Old hands returning include Luxembourg's Viviane Reding, the Netherlands' Neelie Kroes, Siim Kallas from Estonia, Andris Piebalgs from Latvia and Olli Rehn from Finland.

France's Michel Barnier, meanwhile, is re-treading old ground, having served as a commissioner under Romano Prodi (1999-2004).

It is now up to Mr Barroso to decide who gets which dossier, with internal market, competition, trade and economic and monetary affairs traditionally seen as the key portfolios.

"Let's be blunt, all of us are subject to pressure and requests," he admitted on Tuesday in front of MEPs.

The Portuguese national knows that he has two sets of masters to please - the member states and the European Parliament - who will later put the nominees through their paces during individual hearings in the run-up to a general vote of approval.

Complicating the entire process is that the portfolios range from ones with global importance, such as trade, to those with very little power, such as communication.

Mr Barroso has indicated that he will create completely new posts so there will be commissioners in charge of climate action, justice and fundamental rights and internal affairs.

So far, the only post that is certain is that of Catherine Ashton, who will become the EU's foreign policy chief and a vice-president of the commission.

Le Monde last week reported that Mr Barnier will be given the internal market dossier, but a key point will be whether financial services - essential to the City of London - will be moved somewhere else. Meanwhile, German newspapers report that Guenter Oettinger may be given industry with something else tacked on to flesh out the portfolio, and Dutch papers say that Ms Kroes is in line to get information and communications technology and be a commission vice-president. Spanish media is keen to know whether Joaquin Almunia will stay in charge of economic and monetary affairs.

Another key question will be whether the portfolios are rotated. Legally, there is no obligation to switch them around.

Mr Barroso is expected to announce his full team, complete with portfolios, at some stage next week.
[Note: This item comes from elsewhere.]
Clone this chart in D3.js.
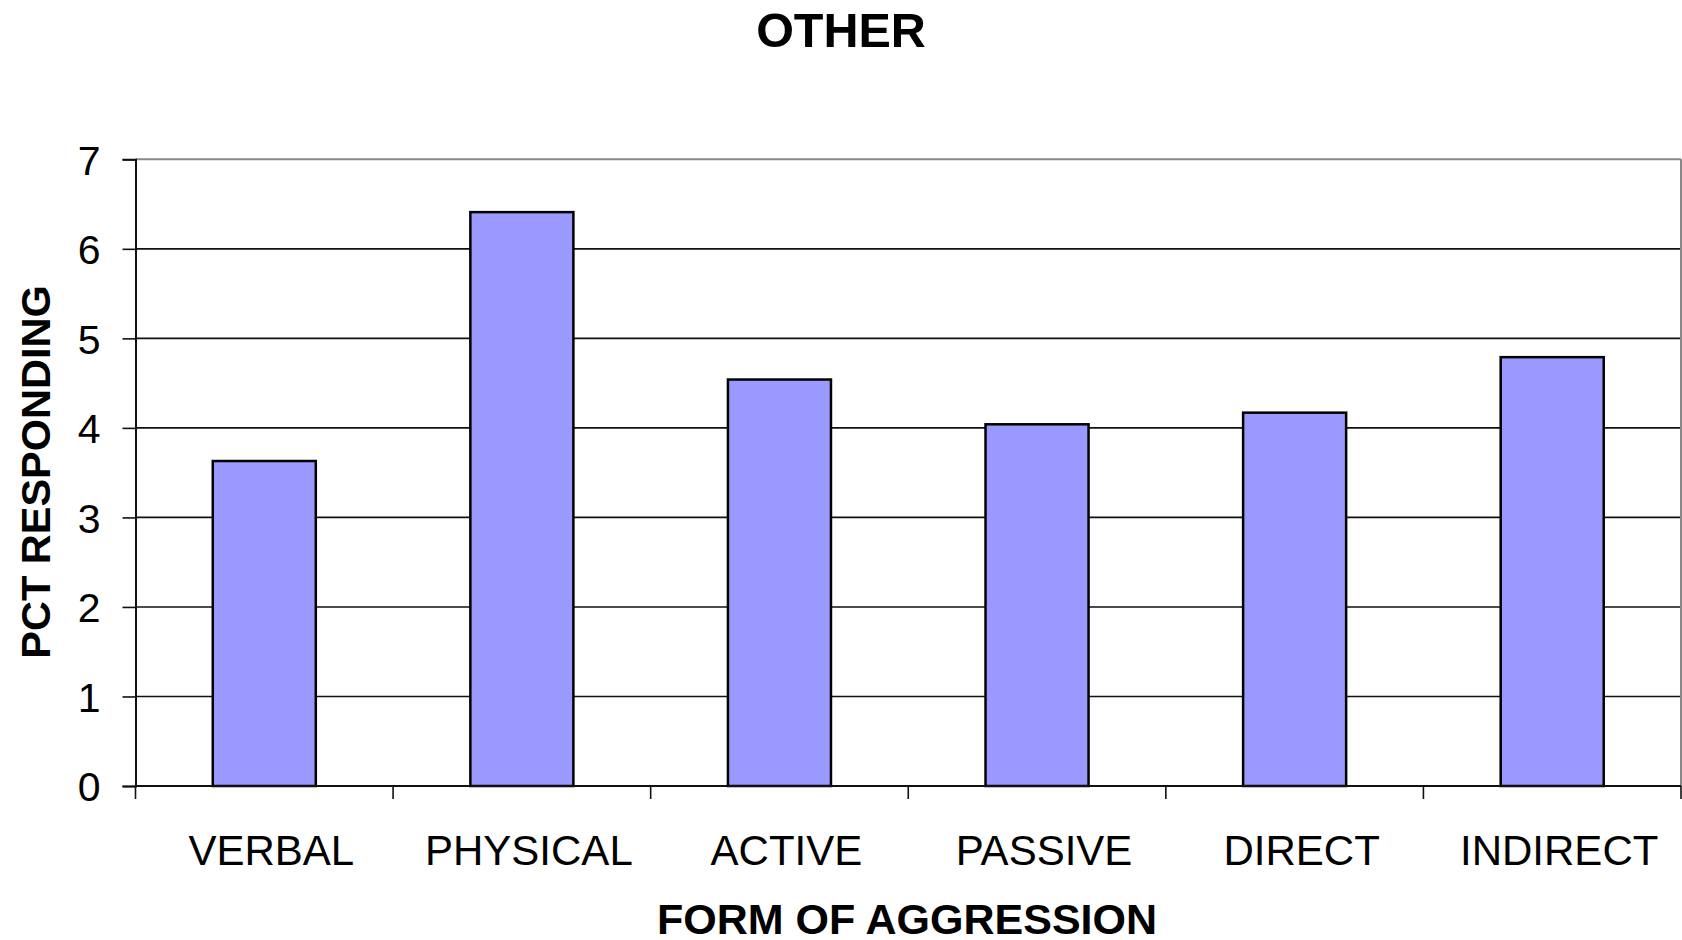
<!DOCTYPE html>
<html>
<head>
<meta charset="utf-8">
<script src="https://cdn.jsdelivr.net/npm/d3@7"></script>
<style>
  html, body { margin: 0; padding: 0; background: #fff; }
  svg { display: block; font-family: "Liberation Sans", Arial, sans-serif; }
</style>
</head>
<body>
<svg id="chart" width="1682" height="940"></svg>
<script>
const categories = ["VERBAL", "PHYSICAL", "ACTIVE", "PASSIVE", "DIRECT", "INDIRECT"];
const values = [3.63, 6.41, 4.54, 4.04, 4.17, 4.79];
const yTicks = [0, 1, 2, 3, 4, 5, 6, 7];
const chartTitle = "OTHER";
const xTitle = "FORM OF AGGRESSION";
const yTitle = "PCT RESPONDING";

(function () {
const svg = d3.select("#chart");
const pLeft = 135.5, pRight = 1681, pTop = 159.3, pBottom = 786;

const x = d3.scaleBand().domain(categories).range([pLeft, pRight]).paddingInner(0.6).paddingOuter(0.3);
const xb = d3.scaleBand().domain(categories).range([pLeft, pRight]).padding(0);
const y = d3.scaleLinear().domain([0, 7]).range([pBottom, pTop]);

// gridlines
svg.append("g").selectAll("line").data(yTicks.filter(d => d > 0 && d < 7)).join("line")
  .attr("x1", pLeft).attr("x2", pRight)
  .attr("y1", d => y(d)).attr("y2", d => y(d))
  .attr("stroke", "#111").attr("stroke-width", 1.6);

// top & right frame
svg.append("line").attr("x1", pLeft).attr("x2", pRight).attr("y1", y(7)).attr("y2", y(7))
  .attr("stroke", "#888").attr("stroke-width", 2);
svg.append("line").attr("x1", pRight).attr("x2", pRight).attr("y1", y(7)).attr("y2", y(0))
  .attr("stroke", "#888").attr("stroke-width", 2);

// bars
svg.append("g").selectAll("rect").data(categories).join("rect")
  .attr("x", d => x(d))
  .attr("y", (d, i) => y(values[i]))
  .attr("width", x.bandwidth())
  .attr("height", (d, i) => y(0) - y(values[i]))
  .attr("fill", "#9999FF")
  .attr("stroke", "#000")
  .attr("stroke-width", 2.5);

// y axis
const yAxis = d3.axisLeft(y).tickValues(yTicks).tickSize(13).tickPadding(22).tickFormat(d3.format("d"));
const gy = svg.append("g").attr("transform", `translate(${pLeft},0)`).call(yAxis);
gy.select(".domain").attr("stroke", "#111").attr("stroke-width", 2);
gy.selectAll(".tick line").attr("stroke", "#111").attr("stroke-width", 1.6);
gy.selectAll(".tick text").attr("font-size", 41).attr("fill", "#000")
  .attr("font-family", "'Liberation Sans', Arial, sans-serif").attr("dy", "0.36em");

// x axis line
svg.append("line").attr("x1", pLeft).attr("x2", pRight).attr("y1", pBottom).attr("y2", pBottom)
  .attr("stroke", "#111").attr("stroke-width", 2);
// x boundary ticks
const bounds = categories.map(c => xb(c)).concat([pRight]);
svg.append("g").selectAll("line").data(bounds).join("line")
  .attr("x1", d => d).attr("x2", d => d).attr("y1", pBottom).attr("y2", pBottom + 13)
  .attr("stroke", "#111").attr("stroke-width", 1.6);
// x labels
svg.append("g").selectAll("text").data(categories).join("text")
  .attr("x", d => x(d) + x.bandwidth() / 2 + 7)
  .attr("y", 865)
  .attr("text-anchor", "middle")
  .attr("font-size", 42)
  .attr("fill", "#000")
  .text(d => d);

// titles
svg.append("text").attr("x", 841).attr("y", 46.5).attr("text-anchor", "middle")
  .attr("font-size", 48.5).attr("font-weight", "bold").text(chartTitle);
svg.append("text").attr("x", 907).attr("y", 934).attr("text-anchor", "middle")
  .attr("font-size", 43).attr("font-weight", "bold").text(xTitle);
svg.append("text").attr("transform", "translate(50,472) rotate(-90)").attr("text-anchor", "middle")
  .attr("font-size", 41.5).attr("font-weight", "bold").text(yTitle);
})();
</script>
</body>
</html>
The team will then have some weeks to do their homework before appearing in front of MEPs to be grilled on their competence. The hearings are expected to begin on 11 January.

If all goes without drama, the new commission could come into being at the end of January or beginning of February.
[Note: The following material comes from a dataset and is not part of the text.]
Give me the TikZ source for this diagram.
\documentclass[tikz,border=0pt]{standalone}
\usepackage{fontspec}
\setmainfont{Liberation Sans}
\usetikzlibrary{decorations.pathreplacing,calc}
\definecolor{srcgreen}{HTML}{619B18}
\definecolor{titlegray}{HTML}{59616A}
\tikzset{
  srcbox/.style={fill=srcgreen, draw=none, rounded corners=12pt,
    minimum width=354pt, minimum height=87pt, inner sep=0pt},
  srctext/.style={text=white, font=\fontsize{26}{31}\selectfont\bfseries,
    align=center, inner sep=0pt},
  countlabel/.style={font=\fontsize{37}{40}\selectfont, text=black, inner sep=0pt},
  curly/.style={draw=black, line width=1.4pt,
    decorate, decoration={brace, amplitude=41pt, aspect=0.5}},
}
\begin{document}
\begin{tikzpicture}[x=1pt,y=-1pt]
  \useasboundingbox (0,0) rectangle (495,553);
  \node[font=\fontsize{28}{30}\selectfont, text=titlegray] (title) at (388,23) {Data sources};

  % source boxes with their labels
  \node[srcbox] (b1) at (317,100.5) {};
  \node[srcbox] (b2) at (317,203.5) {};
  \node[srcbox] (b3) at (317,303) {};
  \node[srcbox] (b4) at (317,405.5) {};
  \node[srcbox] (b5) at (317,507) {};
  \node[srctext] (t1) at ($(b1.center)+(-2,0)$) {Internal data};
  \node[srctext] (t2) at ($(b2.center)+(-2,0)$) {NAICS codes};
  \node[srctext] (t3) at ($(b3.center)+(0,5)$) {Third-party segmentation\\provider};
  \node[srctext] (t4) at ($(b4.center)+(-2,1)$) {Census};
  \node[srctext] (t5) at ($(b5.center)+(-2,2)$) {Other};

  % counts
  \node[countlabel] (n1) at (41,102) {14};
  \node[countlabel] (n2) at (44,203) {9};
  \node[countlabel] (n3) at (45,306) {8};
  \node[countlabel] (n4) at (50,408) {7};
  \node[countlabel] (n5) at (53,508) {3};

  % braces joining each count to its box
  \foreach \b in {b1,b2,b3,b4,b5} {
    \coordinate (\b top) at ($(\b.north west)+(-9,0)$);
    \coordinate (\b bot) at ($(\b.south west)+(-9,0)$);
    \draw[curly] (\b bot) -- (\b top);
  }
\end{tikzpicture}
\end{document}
MEPs, however, may prove an upset. They are anxious to re-demonstrate the powers won in 2004 when they pressured an Italian nominee to be withdrawn.

Barroso Commission II

Austria - Johannes Hahn (EPP)

Belgium - Karel De Gucht (ELDR)

Bulgaria - Rumiana Jeleva (EPP)

Cyprus - Androulla Vassiliou (ELDR)

Czech Republic - Stefan Fuele (PES)

Denmark - Connie Hedegaard (EPP)

Estonia - Siim Kallas (ELDR)

Finland - Olli Rehn (ELDR)

France - Michel Barnier (EPP)

Germany - Günther Oettinger (EPP)

Greece - Maria Damanaki (PES)

Hungary - László Andor (PES)

Ireland - Maire Geoghegan Quinn (ELDR)

Italy - Antonio Tajani (EPP)

Latvia - Andris Piebalgs (EPP)

Lithuania - Algirdas Šemeta (EPP)

Luxembourg - Viviane Reding (EPP)

Malta - John Dalli (EPP)

The Netherlands - Neelie Kroes (ELDR)

Poland - Janusz Lewandowski (EPP)

Portugal - Commission President José Manuel Barroso (EPP)

Romania - Dacian Ciolos (EPP)

Slovakia - Maros Sefcovic (PES)

Slovenia - Janez Potocnik (ELDR)

Spain - Joaquín Almunia (PES)

Sweden - Cecilia Malmström (ELDR)

United Kingdom - Catherine Ashton (PES)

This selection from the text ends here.